▸ **EXERCISE INPUT**:
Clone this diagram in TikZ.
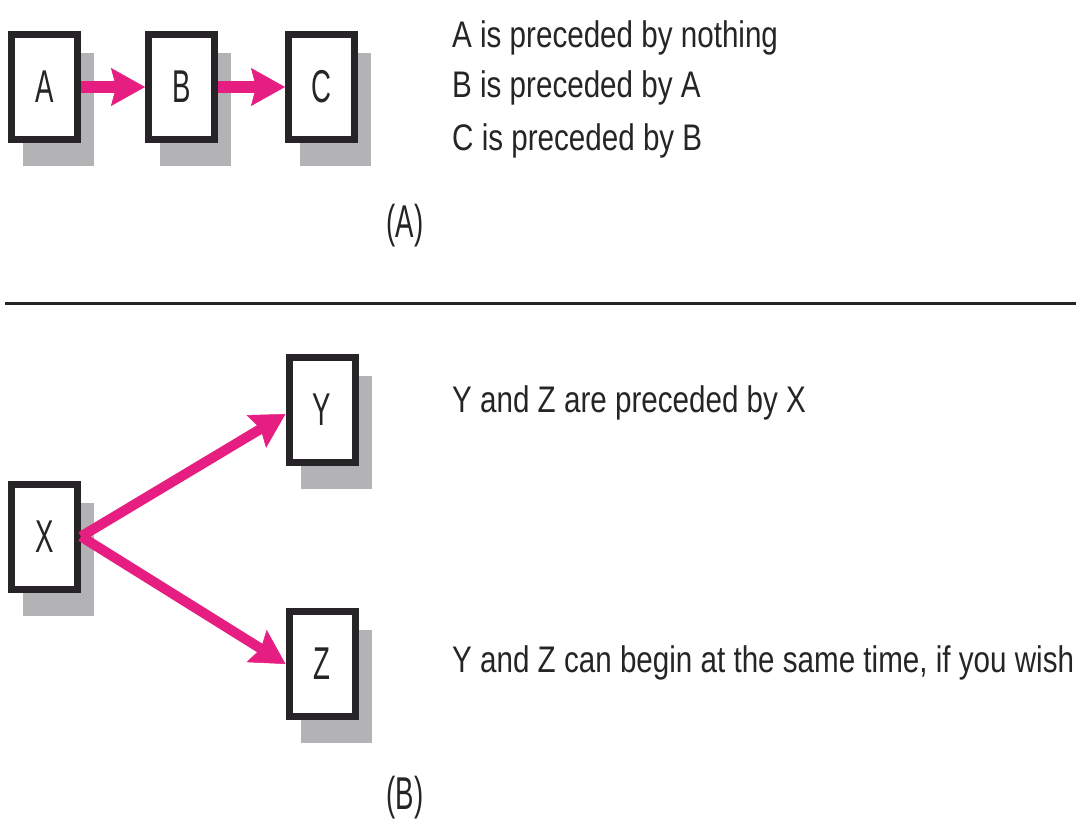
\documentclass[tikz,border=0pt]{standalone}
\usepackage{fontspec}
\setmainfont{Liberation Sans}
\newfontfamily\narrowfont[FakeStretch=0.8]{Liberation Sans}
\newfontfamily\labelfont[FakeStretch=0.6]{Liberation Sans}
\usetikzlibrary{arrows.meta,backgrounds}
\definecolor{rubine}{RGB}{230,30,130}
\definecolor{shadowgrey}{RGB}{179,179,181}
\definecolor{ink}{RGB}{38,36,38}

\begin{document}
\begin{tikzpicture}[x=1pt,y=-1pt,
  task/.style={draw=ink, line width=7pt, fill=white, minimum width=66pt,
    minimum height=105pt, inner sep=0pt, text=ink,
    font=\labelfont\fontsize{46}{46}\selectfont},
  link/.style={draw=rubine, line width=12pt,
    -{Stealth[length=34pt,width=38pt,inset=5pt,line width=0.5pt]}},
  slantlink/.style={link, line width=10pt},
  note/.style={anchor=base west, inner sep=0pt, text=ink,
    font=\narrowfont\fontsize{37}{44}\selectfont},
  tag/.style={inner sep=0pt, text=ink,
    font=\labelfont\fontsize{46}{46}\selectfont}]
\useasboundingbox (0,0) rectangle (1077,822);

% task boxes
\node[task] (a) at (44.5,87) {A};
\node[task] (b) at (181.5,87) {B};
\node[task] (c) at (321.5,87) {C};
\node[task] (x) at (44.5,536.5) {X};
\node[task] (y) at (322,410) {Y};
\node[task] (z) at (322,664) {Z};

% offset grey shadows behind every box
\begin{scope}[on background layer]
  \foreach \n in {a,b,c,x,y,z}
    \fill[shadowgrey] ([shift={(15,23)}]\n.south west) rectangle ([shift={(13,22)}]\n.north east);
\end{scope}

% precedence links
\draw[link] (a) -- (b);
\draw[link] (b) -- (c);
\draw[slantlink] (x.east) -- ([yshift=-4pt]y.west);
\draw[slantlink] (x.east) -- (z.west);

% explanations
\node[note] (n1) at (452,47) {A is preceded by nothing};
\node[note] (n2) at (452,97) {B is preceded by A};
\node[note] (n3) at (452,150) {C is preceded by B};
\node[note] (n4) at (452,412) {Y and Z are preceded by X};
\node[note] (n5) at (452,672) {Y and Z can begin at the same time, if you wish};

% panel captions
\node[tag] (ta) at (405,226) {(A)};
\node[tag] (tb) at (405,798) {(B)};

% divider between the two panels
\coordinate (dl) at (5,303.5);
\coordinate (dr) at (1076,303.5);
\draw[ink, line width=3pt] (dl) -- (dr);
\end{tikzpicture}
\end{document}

* * *

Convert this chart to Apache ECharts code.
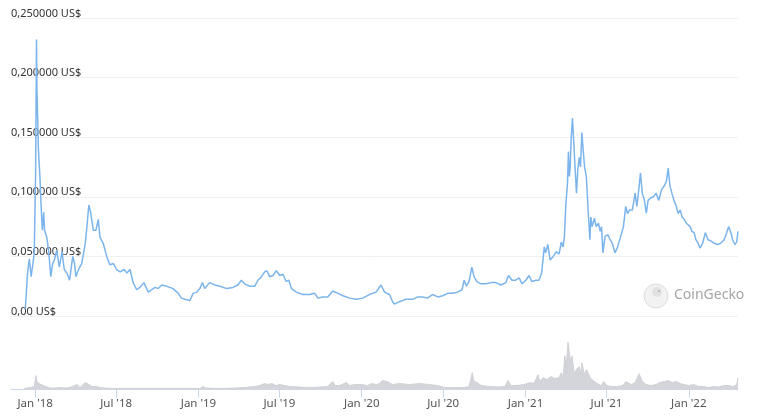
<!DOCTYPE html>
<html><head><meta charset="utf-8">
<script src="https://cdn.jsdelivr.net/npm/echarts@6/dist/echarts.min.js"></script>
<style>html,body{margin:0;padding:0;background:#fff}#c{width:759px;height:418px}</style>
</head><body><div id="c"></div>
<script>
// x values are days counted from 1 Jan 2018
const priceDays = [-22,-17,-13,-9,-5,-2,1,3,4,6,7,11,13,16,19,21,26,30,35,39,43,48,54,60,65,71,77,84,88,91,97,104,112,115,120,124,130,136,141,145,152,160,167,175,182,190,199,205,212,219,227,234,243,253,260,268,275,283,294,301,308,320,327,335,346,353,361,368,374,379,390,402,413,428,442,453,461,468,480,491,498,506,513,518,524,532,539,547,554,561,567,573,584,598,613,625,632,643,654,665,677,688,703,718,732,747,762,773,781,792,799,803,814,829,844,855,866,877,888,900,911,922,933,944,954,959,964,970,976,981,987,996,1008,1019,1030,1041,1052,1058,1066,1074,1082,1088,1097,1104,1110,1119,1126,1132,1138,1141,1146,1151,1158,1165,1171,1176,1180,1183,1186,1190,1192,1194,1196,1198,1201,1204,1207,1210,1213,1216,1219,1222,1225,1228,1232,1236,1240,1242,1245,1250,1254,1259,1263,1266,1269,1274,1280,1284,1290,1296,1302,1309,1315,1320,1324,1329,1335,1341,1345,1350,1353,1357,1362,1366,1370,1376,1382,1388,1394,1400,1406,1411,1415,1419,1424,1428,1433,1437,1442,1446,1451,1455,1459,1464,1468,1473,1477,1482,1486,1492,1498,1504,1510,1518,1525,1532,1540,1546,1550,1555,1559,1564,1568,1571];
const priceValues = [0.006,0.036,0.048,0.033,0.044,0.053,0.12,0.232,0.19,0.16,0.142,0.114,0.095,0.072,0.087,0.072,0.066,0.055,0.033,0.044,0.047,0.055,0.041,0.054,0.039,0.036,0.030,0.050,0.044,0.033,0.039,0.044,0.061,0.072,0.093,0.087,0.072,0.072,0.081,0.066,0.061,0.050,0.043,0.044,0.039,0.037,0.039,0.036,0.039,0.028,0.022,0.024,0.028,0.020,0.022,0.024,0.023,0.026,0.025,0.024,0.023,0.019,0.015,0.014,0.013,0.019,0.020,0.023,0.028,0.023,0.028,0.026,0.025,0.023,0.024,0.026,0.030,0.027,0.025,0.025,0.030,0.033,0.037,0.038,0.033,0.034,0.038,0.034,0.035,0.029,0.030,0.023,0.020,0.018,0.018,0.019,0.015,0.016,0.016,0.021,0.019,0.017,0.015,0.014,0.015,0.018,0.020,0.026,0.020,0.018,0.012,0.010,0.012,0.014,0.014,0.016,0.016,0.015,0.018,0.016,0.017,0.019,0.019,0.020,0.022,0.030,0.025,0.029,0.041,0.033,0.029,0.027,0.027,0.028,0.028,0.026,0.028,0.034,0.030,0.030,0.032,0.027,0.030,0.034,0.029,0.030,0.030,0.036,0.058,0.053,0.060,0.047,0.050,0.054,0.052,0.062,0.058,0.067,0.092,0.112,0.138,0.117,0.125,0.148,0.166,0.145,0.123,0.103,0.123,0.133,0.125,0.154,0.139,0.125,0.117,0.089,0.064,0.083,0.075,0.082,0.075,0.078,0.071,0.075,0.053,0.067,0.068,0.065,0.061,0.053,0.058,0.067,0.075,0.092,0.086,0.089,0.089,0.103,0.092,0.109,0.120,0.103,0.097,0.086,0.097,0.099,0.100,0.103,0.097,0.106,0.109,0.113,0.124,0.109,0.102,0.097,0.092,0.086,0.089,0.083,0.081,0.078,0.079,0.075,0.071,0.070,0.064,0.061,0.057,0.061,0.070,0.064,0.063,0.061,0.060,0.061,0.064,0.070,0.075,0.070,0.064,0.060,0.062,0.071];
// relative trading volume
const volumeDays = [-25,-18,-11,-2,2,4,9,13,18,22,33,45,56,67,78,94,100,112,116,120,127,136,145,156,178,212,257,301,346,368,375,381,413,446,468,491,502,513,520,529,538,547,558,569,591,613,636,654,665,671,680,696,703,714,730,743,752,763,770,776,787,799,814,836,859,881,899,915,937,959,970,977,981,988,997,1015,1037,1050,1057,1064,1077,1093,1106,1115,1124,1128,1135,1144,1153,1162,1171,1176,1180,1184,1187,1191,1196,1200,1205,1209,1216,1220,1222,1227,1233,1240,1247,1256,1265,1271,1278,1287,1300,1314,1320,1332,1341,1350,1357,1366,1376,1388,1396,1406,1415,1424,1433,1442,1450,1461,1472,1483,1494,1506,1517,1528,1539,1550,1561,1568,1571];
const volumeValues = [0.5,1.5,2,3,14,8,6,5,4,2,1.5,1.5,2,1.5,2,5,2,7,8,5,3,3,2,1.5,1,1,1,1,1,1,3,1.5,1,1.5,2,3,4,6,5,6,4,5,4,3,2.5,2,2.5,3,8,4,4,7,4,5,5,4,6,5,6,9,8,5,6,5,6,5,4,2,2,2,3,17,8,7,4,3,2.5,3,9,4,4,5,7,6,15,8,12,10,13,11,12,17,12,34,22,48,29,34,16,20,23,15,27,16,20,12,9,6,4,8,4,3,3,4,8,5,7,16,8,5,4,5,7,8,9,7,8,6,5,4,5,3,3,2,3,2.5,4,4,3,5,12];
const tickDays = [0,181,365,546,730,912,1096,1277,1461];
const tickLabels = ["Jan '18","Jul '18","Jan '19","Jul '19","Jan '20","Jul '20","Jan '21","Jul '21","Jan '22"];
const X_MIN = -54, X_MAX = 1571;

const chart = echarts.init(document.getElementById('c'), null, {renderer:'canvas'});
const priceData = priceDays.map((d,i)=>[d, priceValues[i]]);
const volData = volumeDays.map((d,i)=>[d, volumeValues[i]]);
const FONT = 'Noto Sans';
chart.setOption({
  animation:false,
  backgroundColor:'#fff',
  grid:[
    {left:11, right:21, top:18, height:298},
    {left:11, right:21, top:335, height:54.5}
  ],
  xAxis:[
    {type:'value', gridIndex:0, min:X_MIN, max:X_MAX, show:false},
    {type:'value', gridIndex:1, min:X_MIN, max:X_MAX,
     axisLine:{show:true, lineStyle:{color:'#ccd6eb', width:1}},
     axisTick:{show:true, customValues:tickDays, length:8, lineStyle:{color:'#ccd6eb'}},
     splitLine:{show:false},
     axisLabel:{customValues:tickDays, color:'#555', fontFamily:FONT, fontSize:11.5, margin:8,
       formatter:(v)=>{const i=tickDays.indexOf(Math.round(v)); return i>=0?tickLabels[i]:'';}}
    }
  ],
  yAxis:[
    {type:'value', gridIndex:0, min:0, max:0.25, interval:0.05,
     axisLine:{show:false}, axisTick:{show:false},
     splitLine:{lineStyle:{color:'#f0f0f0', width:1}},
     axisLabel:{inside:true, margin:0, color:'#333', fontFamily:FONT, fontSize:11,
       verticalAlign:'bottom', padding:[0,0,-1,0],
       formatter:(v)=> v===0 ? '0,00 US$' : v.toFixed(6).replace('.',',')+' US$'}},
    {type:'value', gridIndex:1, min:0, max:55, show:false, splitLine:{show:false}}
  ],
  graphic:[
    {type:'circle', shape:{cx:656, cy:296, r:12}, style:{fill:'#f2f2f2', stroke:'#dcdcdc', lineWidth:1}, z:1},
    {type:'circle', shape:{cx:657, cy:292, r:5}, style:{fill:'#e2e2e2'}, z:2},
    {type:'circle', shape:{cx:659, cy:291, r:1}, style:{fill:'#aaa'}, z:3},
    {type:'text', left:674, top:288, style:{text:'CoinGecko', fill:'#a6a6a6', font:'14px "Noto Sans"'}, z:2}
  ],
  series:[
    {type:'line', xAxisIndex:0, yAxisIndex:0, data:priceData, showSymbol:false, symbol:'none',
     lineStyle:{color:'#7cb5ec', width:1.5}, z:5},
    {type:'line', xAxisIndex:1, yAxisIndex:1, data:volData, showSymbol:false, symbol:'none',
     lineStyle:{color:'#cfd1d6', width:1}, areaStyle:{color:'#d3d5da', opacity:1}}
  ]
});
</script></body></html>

▸ **TASK OBJECTIVE**: Nothing but the lines above, starting at the line that contains "Clone this diagram in TikZ." and ending at the line that contains "(z) at (322,664)", should be given again, exactly and without the pictures.

▸ **ANSWER IN FULL**:
Clone this diagram in TikZ.
\documentclass[tikz,border=0pt]{standalone}
\usepackage{fontspec}
\setmainfont{Liberation Sans}
\newfontfamily\narrowfont[FakeStretch=0.8]{Liberation Sans}
\newfontfamily\labelfont[FakeStretch=0.6]{Liberation Sans}
\usetikzlibrary{arrows.meta,backgrounds}
\definecolor{rubine}{RGB}{230,30,130}
\definecolor{shadowgrey}{RGB}{179,179,181}
\definecolor{ink}{RGB}{38,36,38}

\begin{document}
\begin{tikzpicture}[x=1pt,y=-1pt,
  task/.style={draw=ink, line width=7pt, fill=white, minimum width=66pt,
    minimum height=105pt, inner sep=0pt, text=ink,
    font=\labelfont\fontsize{46}{46}\selectfont},
  link/.style={draw=rubine, line width=12pt,
    -{Stealth[length=34pt,width=38pt,inset=5pt,line width=0.5pt]}},
  slantlink/.style={link, line width=10pt},
  note/.style={anchor=base west, inner sep=0pt, text=ink,
    font=\narrowfont\fontsize{37}{44}\selectfont},
  tag/.style={inner sep=0pt, text=ink,
    font=\labelfont\fontsize{46}{46}\selectfont}]
\useasboundingbox (0,0) rectangle (1077,822);

% task boxes
\node[task] (a) at (44.5,87) {A};
\node[task] (b) at (181.5,87) {B};
\node[task] (c) at (321.5,87) {C};
\node[task] (x) at (44.5,536.5) {X};
\node[task] (y) at (322,410) {Y};
\node[task] (z) at (322,664) {Z};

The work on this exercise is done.